Group of whalers based in Nantucket, Massachusetts

The Starbuck family were prominent in the history of whaling in the Hawaiian Islands, based in Nantucket, Massachusetts, from the seventeenth to the nineteenth centuries. Some members of the family gained wider exposure due to their discovery of various islands in the Pacific Ocean.

==Valentine Starbuck==
Valentine Starbuck was born on May 22, 1791, in Nantucket. He died in England, but when is not known.

A descendant of one of the first English settlers of Nantucket, Valentine commanded various whaling ships (whalers) in the Pacific. In 1823 he was captain of the British whaleship L'Aigle, which Hawaiian King Kamehameha II chartered for a trip to Britain on a state visit. The passengers included Queen Kamāmalu and a few other nobles. The Hawaiian king and queen died of measles while at London, and Valentine was sued by his employers for not completing his whaling voyage.

Prior to his journey to London, Valentine had sighted an island in the Pacific, known as Starbuck or Volunteer Island.

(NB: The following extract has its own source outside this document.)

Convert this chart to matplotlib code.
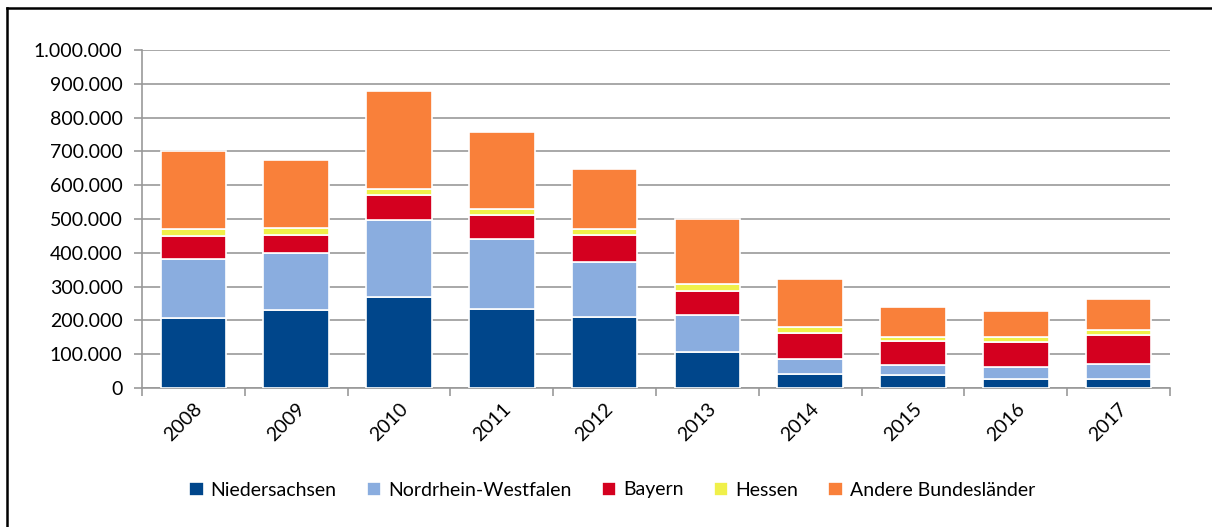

When Royal Navy captain George Anson Byron came across this island when returning the bodies of the Hawaiian king and queen to their homeland on , he named the island "Starbuck" in Valentine's honour. However, his cousin Obed Starbuck had sighted the island previously.

==Obed Starbuck==
Obed Starbuck was born on May 11, 1797, also in Nantucket, and died June 27, 1882.

Whaling in the Pacific for many years, Obed made a number of significant voyages. Sailing on the Hero 1822-1824, which returned to Nantucket with 2,173 barrels of sperm oil, he discovered an island on 5 September 1823, located at 5°32' S, 155°5' W, since known as Starbuck Island (also called "Hero Island").

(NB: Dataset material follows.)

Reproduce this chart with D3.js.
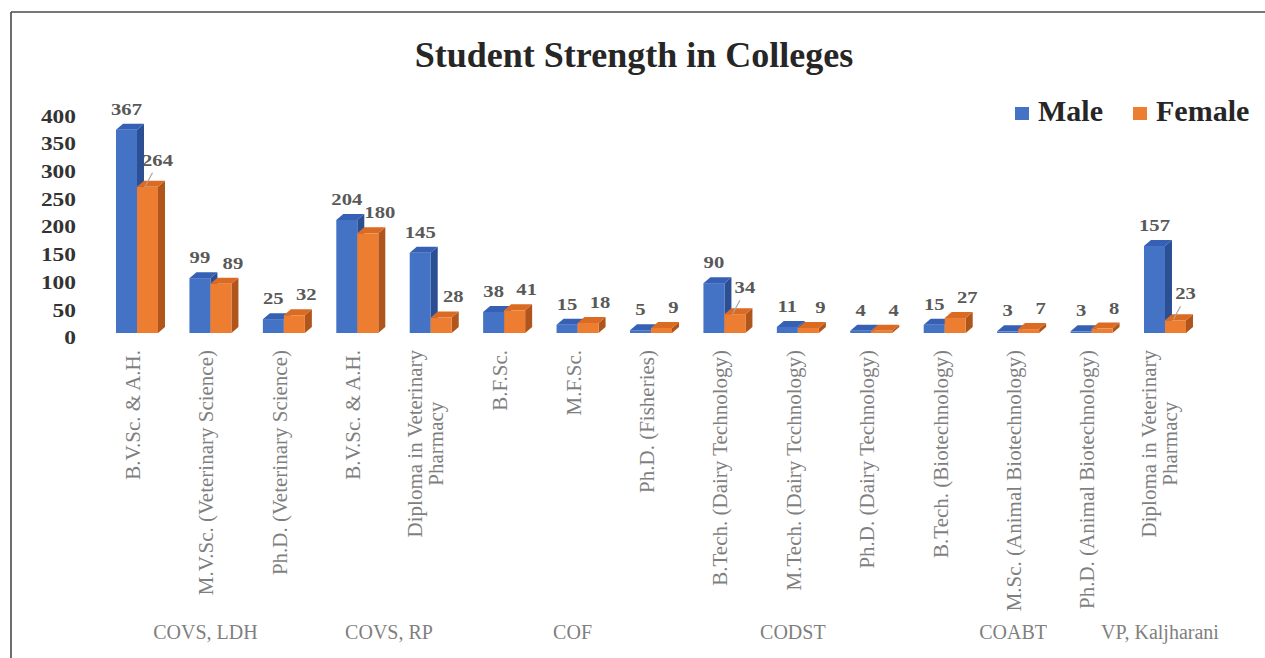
<!DOCTYPE html>
<html><head><meta charset="utf-8">
<script src="https://cdn.jsdelivr.net/npm/d3@7/dist/d3.min.js"></script>
<style>
html,body{margin:0;padding:0;background:#fff;}
svg{display:block;}
text{font-family:"Liberation Serif","Times New Roman",serif;}
</style></head>
<body>
<svg id="chart" width="1265" height="658"></svg>
<script>
const categories = [
  ["B.V.Sc. & A.H."],
  ["M.V.Sc. (Veterinary Science)"],
  ["Ph.D. (Veterinary Science)"],
  ["B.V.Sc. & A.H."],
  ["Diploma in Veterinary", "Pharmacy"],
  ["B.F.Sc."],
  ["M.F.Sc."],
  ["Ph.D. (Fisheries)"],
  ["B.Tech. (Dairy Technology)"],
  ["M.Tech. (Dairy Tcchnology)"],
  ["Ph.D. (Dairy Technology)"],
  ["B.Tech. (Biotechnology)"],
  ["M.Sc. (Animal Biotechnology)"],
  ["Ph.D. (Animal Biotechnology)"],
  ["Diploma in Veterinary", "Pharmacy"]
];
const male   = [367, 99, 25, 204, 145, 38, 15, 5, 90, 11, 4, 15, 3, 3, 157];
const female = [264, 89, 32, 180, 28, 41, 18, 9, 34, 9, 4, 27, 7, 8, 23];
const groupNames = ["COVS, LDH", "COVS, RP", "COF", "CODST", "COABT", "VP, Kaljharani"];
const groupFirst = [0, 3, 5, 8, 11, 14];
const groupLast  = [2, 4, 7, 10, 13, 14];
const yTicks = [0, 50, 100, 150, 200, 250, 300, 350, 400];
const seriesNames = ["Male", "Female"];
const leaderFemale = [0, 8, 14];

const svg = d3.select("#chart");
const W = 1265, H = 658;

// frame (top and left edges visible)
svg.append("line").attr("x1", 11).attr("y1", 12).attr("x2", W).attr("y2", 12)
  .attr("stroke", "#4a4a4a").attr("stroke-width", 1.6);
svg.append("line").attr("x1", 11).attr("y1", 12).attr("x2", 11).attr("y2", H)
  .attr("stroke", "#4a4a4a").attr("stroke-width", 1.6);

// title
svg.append("text").attr("x", 634).attr("y", 67).attr("text-anchor", "middle")
  .attr("font-size", 36).attr("font-weight", "bold").attr("fill", "#262626")
  .text("Student Strength in Colleges");

const x = d3.scaleBand().domain(d3.range(categories.length)).range([100.3, 1201.7]).padding(0);
const y = d3.scaleLinear().domain([0, 400]).range([333, 111.4]);
const barW = 21, dx = 7, dy = 6;
const colors = [
  {front: "#4472C4", top: "#3560B4", side: "#2C4F94"},
  {front: "#ED7D31", top: "#DB6A22", side: "#B0551B"}
];

// y axis
const yAxis = d3.axisLeft(y).tickValues(yTicks).tickSize(0).tickPadding(0);
const gy = svg.append("g").attr("transform", "translate(76,5)").call(yAxis);
gy.select(".domain").remove();
gy.selectAll("text")
  .attr("font-family", "Liberation Serif, Times New Roman, serif")
  .attr("font-size", 18).attr("font-weight", "bold").attr("fill", "#333")
  .attr("x", 0)
  .attr("transform", "scale(1.3,1)");

// bars
const center = i => x(i) + x.bandwidth() / 2;
const barsG = svg.append("g");
const series = [male, female];
categories.forEach((c, i) => {
  series.forEach((vals, s) => {
    const v = vals[i];
    const x0 = center(i) - barW + s * barW, x1 = x0 + barW;
    const yt = y(v), yb = y(0);
    const col = colors[s];
    const g = barsG.append("g");
    g.append("polygon")
      .attr("points", [[x1, yt], [x1 + dx, yt - dy], [x1 + dx, yb - dy], [x1, yb]].map(p => p.join(",")).join(" "))
      .attr("fill", col.side);
    g.append("polygon")
      .attr("points", [[x0, yt], [x0 + dx, yt - dy], [x1 + dx, yt - dy], [x1, yt]].map(p => p.join(",")).join(" "))
      .attr("fill", col.top);
    g.append("rect").attr("x", x0).attr("y", yt).attr("width", barW).attr("height", yb - yt)
      .attr("fill", col.front);
  });
});

// data labels
const labG = svg.append("g");
categories.forEach((c, i) => {
  series.forEach((vals, s) => {
    const v = vals[i];
    const x0 = center(i) - barW + s * barW;
    const fc = x0 + barW / 2;
    const yt = y(v);
    let lx = fc, ly = yt - 15;
    if (s === 1) {
      if (leaderFemale.includes(i)) {
        lx = fc + 10; ly = yt - 21;
        labG.append("line").attr("x1", fc - 2).attr("y1", yt - 1).attr("x2", fc + 5).attr("y2", yt - 14)
          .attr("stroke", "#a6a6a6").attr("stroke-width", 1.2);
      } else {
        lx = fc + 12;
      }
    }
    labG.append("text")
      .attr("transform", `translate(${lx},${ly}) scale(1.18,1)`)
      .attr("text-anchor", "middle").attr("font-size", 17.5).attr("font-weight", "bold")
      .attr("fill", "#595959").text(v);
  });
});

// category labels (rotated)
const fs = 21;
const catG = svg.append("g");
categories.forEach((lines, i) => {
  const c = center(i);
  if (lines.length === 1) {
    catG.append("text")
      .attr("transform", `translate(${c - 4 + 0.33 * fs},350) rotate(-90)`)
      .attr("text-anchor", "end").attr("font-size", fs).attr("fill", "#7f7f7f")
      .text(lines[0]);
  } else {
    const t1 = catG.append("text")
      .attr("transform", `translate(${c - 16 + 0.33 * fs},350) rotate(-90)`)
      .attr("text-anchor", "end").attr("font-size", fs).attr("fill", "#7f7f7f")
      .text(lines[0]);
    const len = t1.node().getComputedTextLength();
    catG.append("text")
      .attr("transform", `translate(${c + 5 + 0.33 * fs},350) rotate(-90)`)
      .attr("x", -len / 2)
      .attr("text-anchor", "middle").attr("font-size", fs).attr("fill", "#7f7f7f")
      .text(lines[1]);
  }
});

// group labels
groupNames.forEach((g, k) => {
  const gx = (center(groupFirst[k]) + center(groupLast[k])) / 2 - 5;
  svg.append("text").attr("x", gx).attr("y", 639).attr("text-anchor", "middle")
    .attr("font-size", 20).attr("fill", "#7f7f7f").text(g);
});

// legend
const legX = [1015, 1133];
seriesNames.forEach((n, s) => {
  svg.append("rect").attr("x", legX[s]).attr("y", 107).attr("width", 14).attr("height", 13)
    .attr("fill", colors[s].front);
  svg.append("text").attr("x", legX[s] + 23).attr("y", 121)
    .attr("font-size", 30).attr("font-weight", "bold").attr("fill", "#262626").text(n);
});
</script>
</body></html>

From 1824 to 1826, Obed captained the Loper, in which vessel he was the first European to visit an outlying island in the Phoenix group, which he named "New Nantucket" and which, when re-discovered in 1835 by Michael Baker, was renamed Baker Island. Obed named "Loper Island" (Niutao) which was sighted by Francisco Antonio Mourelle on May 5, 1781, and who named Niutao El Gran Cocal ('The Great Coconut Plantation'). Obed also named "Tracy Island" (Vaitupu), and various other now-unidentified islands. Based on reported locations, these might include Birnie Island and Sydney Island, previously discovered by Capt. Emmett in 1820, although it is hard to be precise due to the bearings given. On this journey, Obed also completed the mapping of Tuvalu, which had been begun by Captain George Barrett of the Nantucket whaler Independence II.

Other sources suggest that Obed discovered New Nantucket in 1823, while aboard the Hero. J.N. Reynolds, while reporting to the US House of Representatives in 1828, reported a sighting of an island "5 deg. 1 min. south latitude. Seen by O. Starbuck, northwest from Marquesas".

Obed made later whaling voyages on the Loper (1829–1830), Rose in 1831 (which ran aground), and the Zone in 1843–1846.

==Alexander Starbuck==
Alexander Starbuck (1841–1925) was in the watch-making business as a young man, later working in newspaper publishing and as a historian. He was the author of History of the American Whale Fishery (1878).

==In fiction==

The character Starbuck appears in Herman Melville's 1851 novel Moby-Dick as the chief mate of the whaling ship the Pequod.